We are not, however, left to conjecture the application of the laws above cited to the Territory of Utah; for its organic law provides: “Sec. 17. That the Constitution and Laws of the United States are (thereby) extended over and declared to be in force in said Territory of Utah, so far as the same or any provision of them shall be applicable.” Congress has thus positively extended the Constitution and Laws of the United States, and the statutes above cited, which are .obviously applicable among them, over the Territory of Utah. And it has not given them to this Territory as mere abstractions, awaiting legislative application; but it has declared that they shall be in force; that is, they shall be applicable and applied in all proper cases, by some power then and still existing in the Territory of Utah, able and authorized to administer them, so far as they or any provision of them are applicable at all. That power, it is submitted, can be no other than that of those charged with the administration of its police regulations. Among these are the District Judges, who, both by the nature of their functions and the letter of the law, are “conservators of the peace.”

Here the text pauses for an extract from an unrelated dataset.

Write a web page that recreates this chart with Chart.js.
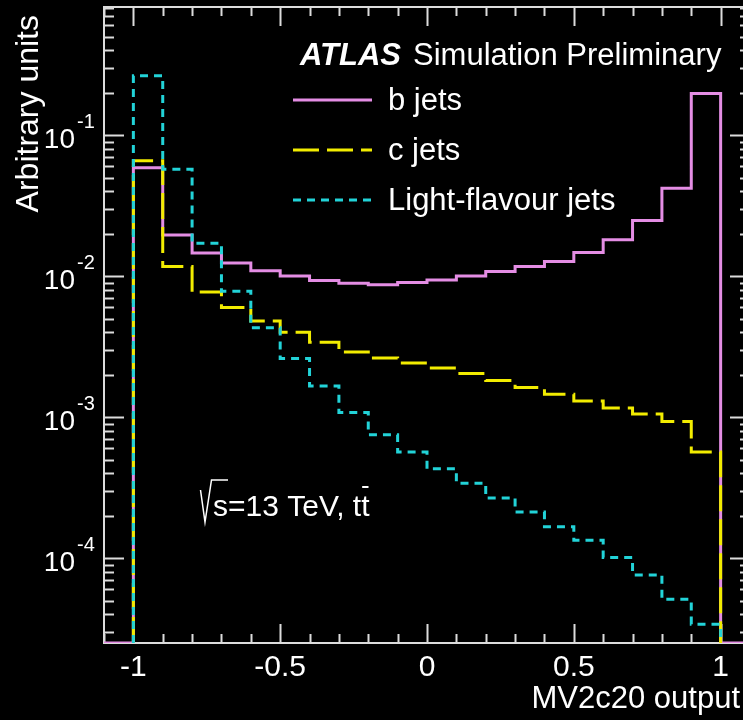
<!DOCTYPE html>
<html lang="en">
<head>
  <meta charset="UTF-8">
  <title>MV2c20 output</title>
  <script src="https://cdn.jsdelivr.net/npm/chart.js"></script>
  <style>
    html, body {
      margin: 0;
      padding: 0;
      background-color: #000;
      overflow: hidden;
    }

    canvas {
      display: block;
      background-color: #000;
    }
  </style>
</head>
<body>

  <canvas id="mvChart" width="752" height="720"></canvas>

  <script>
    // bin low edges, last bin ends at 1
    const binEdges = [-1.0, -0.9, -0.8, -0.7, -0.6, -0.5, -0.4, -0.3, -0.2, -0.1,
                      0.0, 0.1, 0.2, 0.3, 0.4, 0.5, 0.6, 0.7, 0.8, 0.9];
    const lastEdge = 1.0;

    const bJets = [0.0587, 0.0196, 0.0146, 0.0124, 0.0109, 0.0100, 0.0093, 0.0089, 0.0087, 0.0090,
                   0.0094, 0.0100, 0.0108, 0.0117, 0.0127, 0.0147, 0.0181, 0.0248, 0.042, 0.197];
    const cJets = [0.0658, 0.0117, 0.0077, 0.0060, 0.0048, 0.0040, 0.0034, 0.0029, 0.00263, 0.00242,
                   0.00223, 0.00204, 0.00182, 0.00162, 0.00145, 0.0013, 0.00116, 0.00105, 0.00093, 0.000565];
    const lightJets = [0.264, 0.0572, 0.0171, 0.0078, 0.0043, 0.0026, 0.00166, 0.00108, 0.00075, 0.000565,
                       0.00043, 0.00034, 0.000267, 0.000212, 0.000167, 0.000134, 0.000101, 0.000076, 0.000051, 0.000034];

    const xTickLabels = [-1, -0.5, 0, 0.5, 1];
    const yTickLabels = [-1, -2, -3, -4];   // exponents of the decades

    const X_MIN = -1.1, X_MAX = 1.1;
    const Y_MIN = 2.5e-5, Y_MAX = 0.81;

    const PINK = "#e48de4";
    const YELLOW = "#f2ec00";
    const CYAN = "#22d3d8";
    const FONT = "'Liberation Sans', Arial, sans-serif";

    // turn bin contents into step points (empty bins sit on the floor)
    function histPoints(values, outer) {
      const pts = [];
      if (outer) pts.push({ x: X_MIN, y: Y_MIN });
      else pts.push({ x: binEdges[0], y: Y_MIN });
      values.forEach((v, i) => pts.push({ x: binEdges[i], y: v }));
      pts.push({ x: lastEdge, y: Y_MIN });
      if (outer) pts.push({ x: X_MAX, y: Y_MIN });
      return pts;
    }

    const legendItems = [
      { text: "b jets", color: PINK, dash: [] },
      { text: "c jets", color: YELLOW, dash: [26, 8] },
      { text: "Light-flavour jets", color: CYAN, dash: [8, 6] }
    ];

    const frameAndTicks = {
      id: "frameAndTicks",
      beforeDatasetsDraw(chart) {
        const { ctx, chartArea: a, scales: { x, y } } = chart;
        ctx.save();
        ctx.strokeStyle = "#dcdcdc";
        ctx.lineWidth = 2;
        ctx.strokeRect(a.left, a.top, a.right - a.left, a.bottom - a.top);

        ctx.beginPath();
        // log ticks on left and right
        for (let k = -5; k <= 0; k++) {
          for (let m = 1; m <= 9; m++) {
            const v = m * Math.pow(10, k);
            if (v < Y_MIN || v > Y_MAX) continue;
            const py = Math.round(y.getPixelForValue(v)) + 0.5;
            const len = m === 1 ? 20 : 10;
            ctx.moveTo(a.left, py); ctx.lineTo(a.left + len, py);
            ctx.moveTo(a.right, py); ctx.lineTo(a.right - len, py);
          }
        }
        // linear ticks on bottom and top
        for (let i = -11; i <= 11; i++) {
          const v = i / 10;
          const px = Math.round(x.getPixelForValue(v)) + 0.5;
          const len = i % 5 === 0 ? 19 : 9;
          ctx.moveTo(px, a.bottom); ctx.lineTo(px, a.bottom - len);
          ctx.moveTo(px, a.top); ctx.lineTo(px, a.top + len);
        }
        ctx.stroke();
        ctx.restore();
      },
      afterDraw(chart) {
        const { ctx, chartArea: a, scales: { x, y } } = chart;
        ctx.save();
        ctx.fillStyle = "#fff";

        // x tick labels
        ctx.font = "30px " + FONT;
        ctx.textAlign = "center";
        ctx.textBaseline = "alphabetic";
        xTickLabels.forEach(v => {
          ctx.fillText(String(v), x.getPixelForValue(v), 676);
        });

        // y tick labels, 10 with a raised exponent
        yTickLabels.forEach(e => {
          const py = y.getPixelForValue(Math.pow(10, e));
          ctx.font = "28px " + FONT;
          ctx.textAlign = "right";
          ctx.fillText("10", 75, py + 13);
          ctx.font = "20px " + FONT;
          ctx.textAlign = "left";
          ctx.fillText(String(e), 77, py - 7);
        });

        // axis titles
        ctx.font = "31px " + FONT;
        ctx.textAlign = "right";
        ctx.fillText("MV2c20 output", 740, 708);

        ctx.save();
        ctx.translate(38, 15);
        ctx.rotate(-Math.PI / 2);
        ctx.textAlign = "right";
        ctx.font = "32px " + FONT;
        ctx.fillText("Arbitrary units", 0, 0);
        ctx.restore();

        // ATLAS label
        ctx.textAlign = "left";
        ctx.font = "italic bold 31px " + FONT;
        ctx.fillText("ATLAS", 300, 65);
        ctx.font = "31px " + FONT;
        ctx.fillText("Simulation Preliminary", 413, 65);

        // legend
        ctx.font = "31px " + FONT;
        legendItems.forEach((item, i) => {
          const ly = 100 + i * 50;
          ctx.save();
          ctx.strokeStyle = item.color;
          ctx.lineWidth = 3;
          ctx.setLineDash(item.dash);
          ctx.beginPath();
          ctx.moveTo(293, ly);
          ctx.lineTo(372, ly);
          ctx.stroke();
          ctx.restore();
          ctx.fillText(item.text, 388, ly + 10);
        });

        // sqrt(s)=13 TeV, ttbar
        ctx.strokeStyle = "#fff";
        ctx.lineWidth = 1.5;
        ctx.beginPath();
        ctx.moveTo(200.5, 490);
        ctx.lineTo(205, 522);
        ctx.lineTo(211.5, 480);
        ctx.lineTo(228, 480);
        ctx.stroke();
        const energyText = "s=13 TeV, tt";
        ctx.font = "30px " + FONT;
        ctx.fillText(energyText, 213, 516);
        const wAll = ctx.measureText(energyText).width;
        const wT = ctx.measureText("t").width;
        ctx.lineWidth = 2;
        ctx.beginPath();
        ctx.moveTo(213 + wAll - wT + 1, 487);
        ctx.lineTo(213 + wAll - 1, 487);
        ctx.stroke();

        ctx.restore();
      }
    };

    const ctx = document.getElementById("mvChart").getContext("2d");
    new Chart(ctx, {
      type: "line",
      data: {
        datasets: [
          {
            label: "b jets",
            data: histPoints(bJets, true),
            borderColor: PINK,
            borderWidth: 3,
            stepped: true,
            pointRadius: 0,
            order: 3
          },
          {
            label: "c jets",
            data: histPoints(cJets, false),
            borderColor: YELLOW,
            borderWidth: 3,
            borderDash: [26, 8],
            stepped: true,
            pointRadius: 0,
            order: 2
          },
          {
            label: "Light-flavour jets",
            data: histPoints(lightJets, false),
            borderColor: CYAN,
            borderWidth: 3,
            borderDash: [8, 6],
            stepped: true,
            pointRadius: 0,
            order: 1
          }
        ]
      },
      options: {
        responsive: false,
        animation: false,
        devicePixelRatio: 1,
        layout: {
          padding: { top: 7, right: 2, left: 0, bottom: 0 }
        },
        plugins: {
          legend: { display: false },
          tooltip: { enabled: false }
        },
        scales: {
          x: {
            type: "linear",
            min: X_MIN,
            max: X_MAX,
            grid: { display: false },
            border: { display: false },
            ticks: { display: false },
            afterFit: scale => { scale.height = 77; }
          },
          y: {
            type: "logarithmic",
            min: Y_MIN,
            max: Y_MAX,
            grid: { display: false },
            border: { display: false },
            ticks: { display: false },
            afterFit: scale => { scale.width = 104; }
          }
        }
      },
      plugins: [frameAndTicks]
    });
  </script>
</body>
</html>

Finally it may be added, the poor murderer has none of the rights of personal liberty left him. They fall with his victim. And his offence not being bailable, the only right which the law recognizes as his, is that of legal trial, which consigns him to imprisonment as enduring as his life, or to a premature grave by the death penalty and the scaffold.-

The case presented appears, hence, to be entirely proper for the action of the authorities here, and the law of its disposition clear.

The offence with which the prisoner William Romanes is charged not being bailable, he ought to remain in custody sufficient time to hear from the Executive of Dakota,

*28And his application is therefore denied, and his petition dismissed.